The Vatican inspires a provocative painting of Gay Porn Icon as Saint

Untitled 01-10 (after Caravaggio, 1602; featuring Francois Sagat)

Untitled 01-10 (after Caravaggio, 1602; featuring Francois Sagat)



Australian artist, Ross Watson, was motivated by the Vatican’s position on homosexuality, and its ban on condom use, to create a painting which references Caravaggio’s ‘Crucifiction of St Peter’, and features French gay porn icon, Francois Sagat.

“Francois Sagat continues to play a valuable role in the area of HIV/AIDS prevention and education. I wanted to acknowledge that in the painting, whilst tying it to the Vatican,” comments Watson. “In contrast, the Vatican uses its status in the UN General Assembly to obstruct the promotion of condoms as protection against HIV/AIDS, and sexuality education in school curricular.”

“Some will regard the painting as provocative, but I don’t believe it is in contrast to the Vatican’s position on these issues. The Pope’s 2nd in charge recently claimed homosexuality and pedophelia are linked. That enraged me.
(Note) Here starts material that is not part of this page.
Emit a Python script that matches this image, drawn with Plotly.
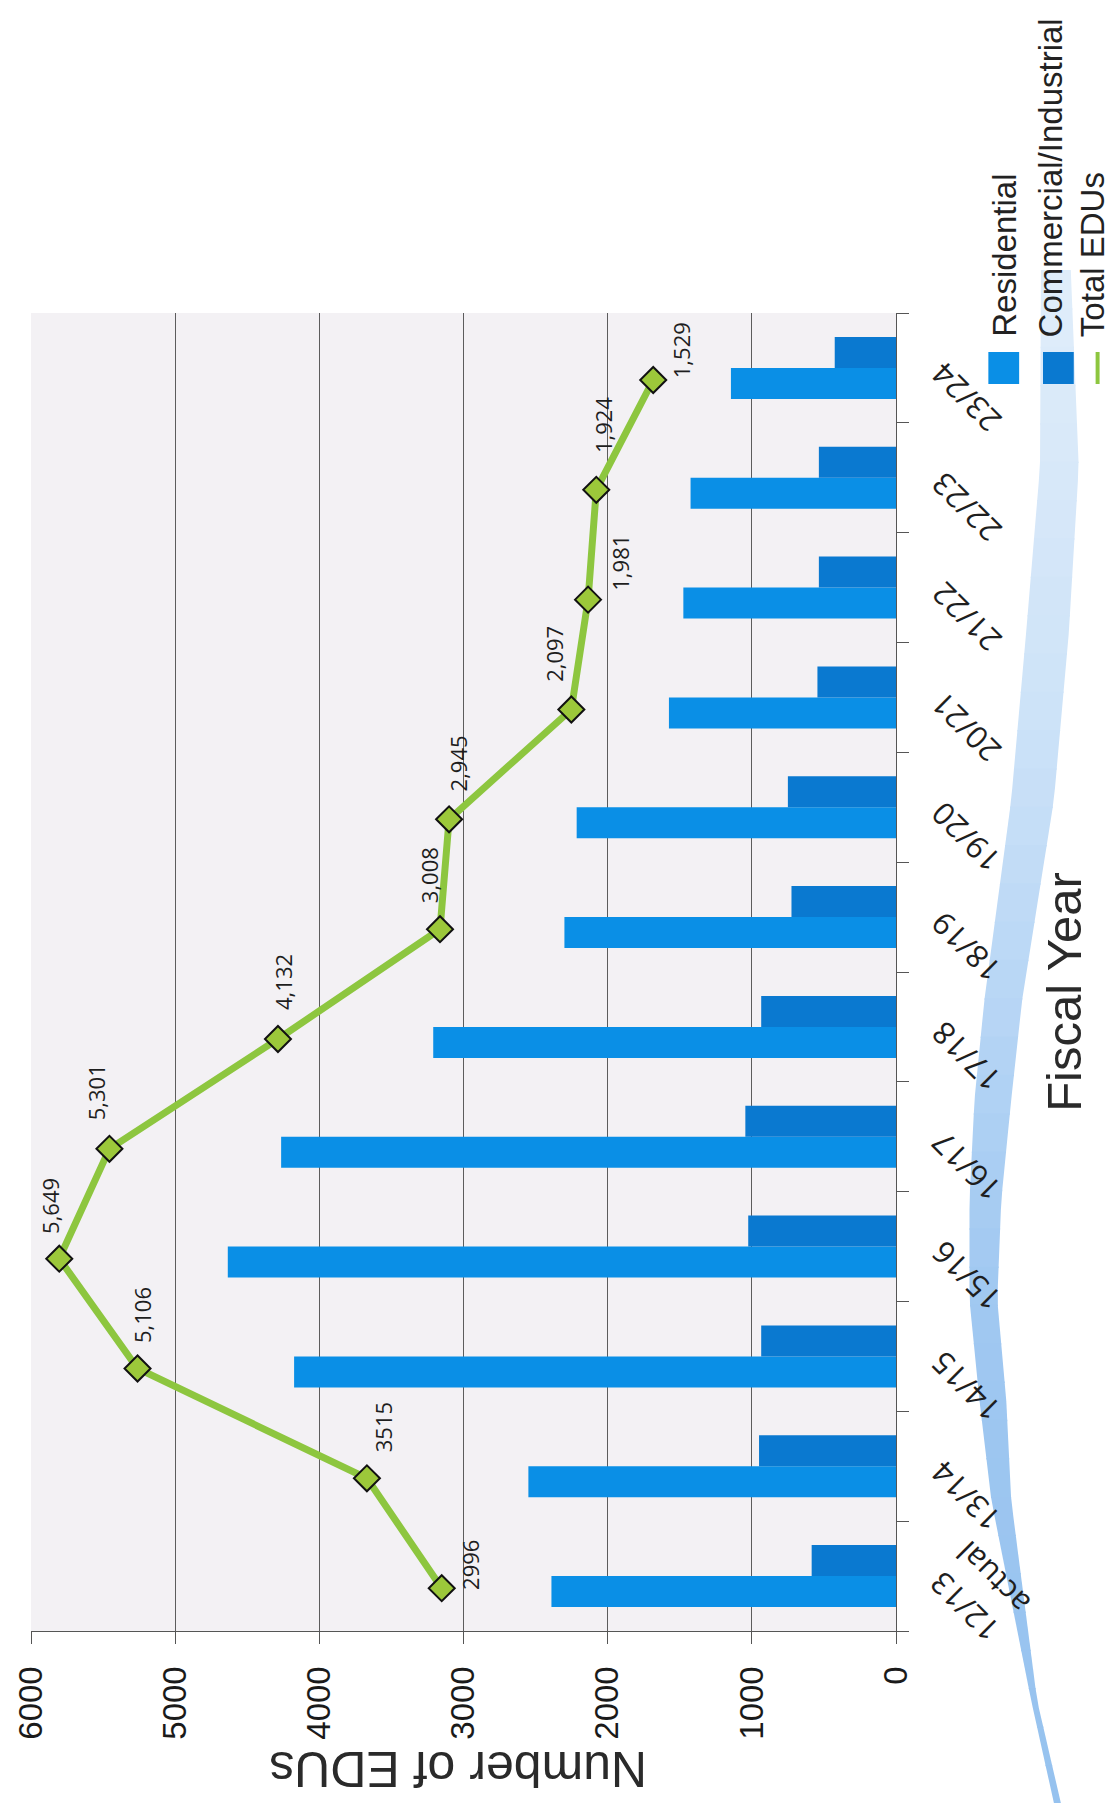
import plotly.graph_objects as go

# ---------------- data ----------------
categories = ["12/13 actual", "13/14", "14/15", "15/16", "16/17", "17/18",
              "18/19", "19/20", "20/21", "21/22", "22/23", "23/24"]
category_labels = ["12/13<br>actual", "13/14", "14/15", "15/16", "16/17", "17/18",
                   "18/19", "19/20", "20/21", "21/22", "22/23", "23/24"]
residential = [2390, 2550, 4175, 4635, 4265, 3210, 2300, 2215, 1575, 1475, 1425, 1145]
commercial = [585, 950, 935, 1025, 1045, 935, 725, 750, 545, 535, 535, 425]
total_edus = [2996, 3515, 5106, 5649, 5301, 4132, 3008, 2945, 2097, 1981, 1924, 1529]
total_labels = ["2996", "3515", "5,106", "5,649", "5,301", "4,132", "3,008",
                "2,945", "2,097", "1,981", "1,924", "1,529"]
value_ticks = [0, 1000, 2000, 3000, 4000, 5000, 6000]
legend_names = ["Residential", "Commercial/Industrial", "Total EDUs"]

# ---------------- styles ----------------
W, H = 1108, 1803
PL, PR, PT, PB = 25, 896, 313, 1631          # plot-area pixel box
RES_C = "#0a8fe6"
COM_C = "#0a79d0"
GREEN = "#8dc63f"
DIAMOND = "#9cc83a"
GRID = "#5c5c5c"
AXIS_FONT = "Liberation Sans"
LABEL_FONT = "Open Sans"
# per-label (dx, dy) pixel offsets of the data labels from their markers
label_offsets = [(28, 23), (16, 51), (4, 53), (-10, 53), (-14, 57), (5, 57),
                 (-11, 54), (9, 56), (-18, 56), (32, 37), (7, 65), (28, 30)]
LINE_AXIS_SHIFT_X = 155     # secondary value axis offset (as drawn in source)
LINE_AXIS_SHIFT_Y = 0.11    # secondary category axis offset


def px(x, y):
    """pixel -> paper coordinates"""
    return (x - PL) / (PR - PL), (PB - y) / (PB - PT)


fig = go.Figure()
fig.add_trace(go.Bar(orientation="h", y=categories, x=residential, name=legend_names[0],
                     marker=dict(color=RES_C, line=dict(width=0))))
fig.add_trace(go.Bar(orientation="h", y=categories, x=commercial, name=legend_names[1],
                     marker=dict(color=COM_C, line=dict(width=0))))
fig.add_trace(go.Scatter(x=total_edus, y=categories, xaxis="x2", yaxis="y2",
                         mode="lines+markers", name=legend_names[2],
                         line=dict(color=GREEN, width=7),
                         marker=dict(symbol="diamond", size=20, color=DIAMOND,
                                     line=dict(color="#111111", width=2))))

annotations = []
# data labels
for v, c, t, (dx, dy) in zip(total_edus, categories, total_labels, label_offsets):
    annotations.append(dict(x=v, y=c, xref="x2", yref="y2", text=t, showarrow=False,
                            textangle=-90, xanchor="center", yanchor="middle",
                            xshift=dx, yshift=dy,
                            font=dict(family=LABEL_FONT, size=22, color="#1e1e1e")))
# category labels (rotated)
for c, t in zip(categories, category_labels):
    multi = "<br>" in t
    annotations.append(dict(x=1, y=c, xref="paper", yref="y", text=t, showarrow=False,
                            textangle=-135, xanchor="center", yanchor="middle",
                            xshift=83 if multi else 70, yshift=-17 if multi else -30,
                            font=dict(family=LABEL_FONT, size=31, color="#1e1e1e")))
# axis titles
fx, fy = px(1065, 992)
annotations.append(dict(x=fx, y=fy, xref="paper", yref="paper", text="Fiscal Year",
                        showarrow=False, textangle=-90, xanchor="center", yanchor="middle",
                        font=dict(family=AXIS_FONT, size=49, color="#2a2a2a")))
nx, ny = px(455, 1769)
annotations.append(dict(x=nx, y=ny, xref="paper", yref="paper", text="Number of EDUs",
                        showarrow=False, textangle=180, xanchor="center", yanchor="middle",
                        font=dict(family=AXIS_FONT, size=50, color="#2a2a2a")))
# legend texts
for name, xc in zip(legend_names, [1005, 1052, 1094]):
    lx, ly = px(xc, 338)
    annotations.append(dict(x=lx, y=ly, xref="paper", yref="paper", text=name,
                            showarrow=False, textangle=-90, xanchor="center", yanchor="bottom",
                            borderpad=0,
                            font=dict(family=AXIS_FONT, size=33, color="#222222")))

shapes = []
# decorative swoosh, drawn as thin slices with a vertical colour gradient
left_edge = [(1042, 270), (1041, 467), (1027, 633), (1012, 800), (985, 1000), (975, 1100),
             (970, 1200), (970, 1300), (980, 1400), (992, 1500), (1012, 1600), (1032, 1700),
             (1055, 1803)]
right_edge = [(1072, 270), (1080, 467), (1070, 633), (1055, 800), (1023, 1000), (1012, 1100),
              (1002, 1200), (998, 1300), (1007, 1400), (1012, 1500), (1025, 1600), (1038, 1700),
              (1062, 1803)]
color_stops = [(270, (224, 237, 250)), (700, (206, 227, 248)), (1000, (184, 214, 245)),
               (1300, (160, 200, 241)), (1803, (150, 194, 239))]


def interp(edge, y):
    for (x0, y0), (x1, y1) in zip(edge[:-1], edge[1:]):
        if y0 <= y <= y1:
            return x0 + (x1 - x0) * (y - y0) / (y1 - y0)
    return edge[-1][0]


def color_at(y):
    for (y0, c0), (y1, c1) in zip(color_stops[:-1], color_stops[1:]):
        if y0 <= y <= y1:
            f = (y - y0) / (y1 - y0)
            return "rgb(%d,%d,%d)" % tuple(round(a + (b - a) * f) for a, b in zip(c0, c1))
    return "rgb(%d,%d,%d)" % color_stops[-1][1]


n_slices = 40
y_top, y_bot = 270, 1803
for k in range(n_slices):
    ya = y_top + (y_bot - y_top) * k / n_slices
    yb = y_top + (y_bot - y_top) * (k + 1) / n_slices + 1.5
    yb = min(yb, y_bot)
    ys = [ya, (ya + yb) / 2, yb]
    pts = [(interp(left_edge, y), y) for y in ys] + [(interp(right_edge, y), y) for y in ys[::-1]]
    path = "M " + " L ".join("%.5f,%.5f" % px(x, y) for x, y in pts) + " Z"
    shapes.append(dict(type="path", path=path, xref="paper", yref="paper",
                       fillcolor=color_at((ya + yb) / 2), line=dict(width=0), layer="below"))
# legend keys
for (x0, x1), col in zip([(989, 1020), (1044, 1075), (1097, 1101)], [RES_C, COM_C, GREEN]):
    a = px(x0, 384)
    b = px(x1, 352)
    shapes.append(dict(type="rect", xref="paper", yref="paper", x0=a[0], y0=a[1],
                       x1=b[0], y1=b[1], fillcolor=col, line=dict(width=0)))

fig.update_layout(
    width=W, height=H,
    margin=dict(l=PL, r=W - PR, t=PT, b=H - PB, pad=0),
    paper_bgcolor="white", plot_bgcolor="#f3f1f4",
    barmode="group", bargap=0.436, bargroupgap=0,
    showlegend=False,
    xaxis=dict(range=[6000, 0], tickvals=value_ticks, ticktext=[str(v) for v in value_ticks],
               tickangle=-90, ticks="outside", ticklen=12, tickcolor="#555555",
               ticklabelstandoff=9,
               showline=True, linecolor="#555555", linewidth=1.2,
               showgrid=True, gridcolor=GRID, gridwidth=1.2, zeroline=False,
               tickfont=dict(family=AXIS_FONT, size=33, color="#1a1a1a")),
    yaxis=dict(type="category", categoryorder="array", categoryarray=categories,
               range=[-0.5, 11.5], side="right", showticklabels=False,
               ticks="outside", tickson="boundaries", ticklen=12, tickcolor="#555555",
               showline=True, linecolor="#555555", linewidth=1.2, showgrid=False,
               zeroline=False),
    xaxis2=dict(overlaying="x", anchor="y", range=[6000 - LINE_AXIS_SHIFT_X, -LINE_AXIS_SHIFT_X],
                visible=False),
    yaxis2=dict(overlaying="y", anchor="x", type="category", categoryorder="array",
                categoryarray=categories,
                range=[-0.5 + LINE_AXIS_SHIFT_Y, 11.5 + LINE_AXIS_SHIFT_Y], visible=False),
    annotations=annotations,
    shapes=shapes,
)

fig.write_html("out.html", config={"displayModeBar": False},
               post_script="document.body.style.margin='0px';"
                           "document.body.style.overflow='hidden';")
It seems just and deserving to depict Francois Sagat as a contemporary saint, given he is helping to save lives, rather than contributing to causing illness and deaths for millions.”

“The great majority of Caravaggio’s patrons were from the Catholic church, and his paintings were sometimes rejected as they were viewed as inappropriate for a religious theme. I’m reminded here of my freedom as an artist. Imagine what Caravaggio might paint if he were alive today?”

Francois Sagat and Ross Watson at the artist's recent exhibition in Sydney.

Two Australian icons, Matthew Mitcham, the gold medal winning Olympian diver, and The Hon. Michael Kirby, a former High Court Judge, have recently featured in Watson’s paintings. Both openly gay, they are examples of positive role models, particularly for same sex attracted youth whose rate of suicide is 5 times higher than their heterosexual peers in many countries, including Australia.

Watson has works in the National Gallery of Australia, the National Portrait Gallery, and the National Gallery of Victoria, and is represented in the private collections of Sir Elton John and James D. Wolfensohn, among others.

German publishers, Bruno Gmunder, will soon publish a book featuring Watson’s art from the past twenty years in recognition of his significance as an artist and contemporary cultural commentator.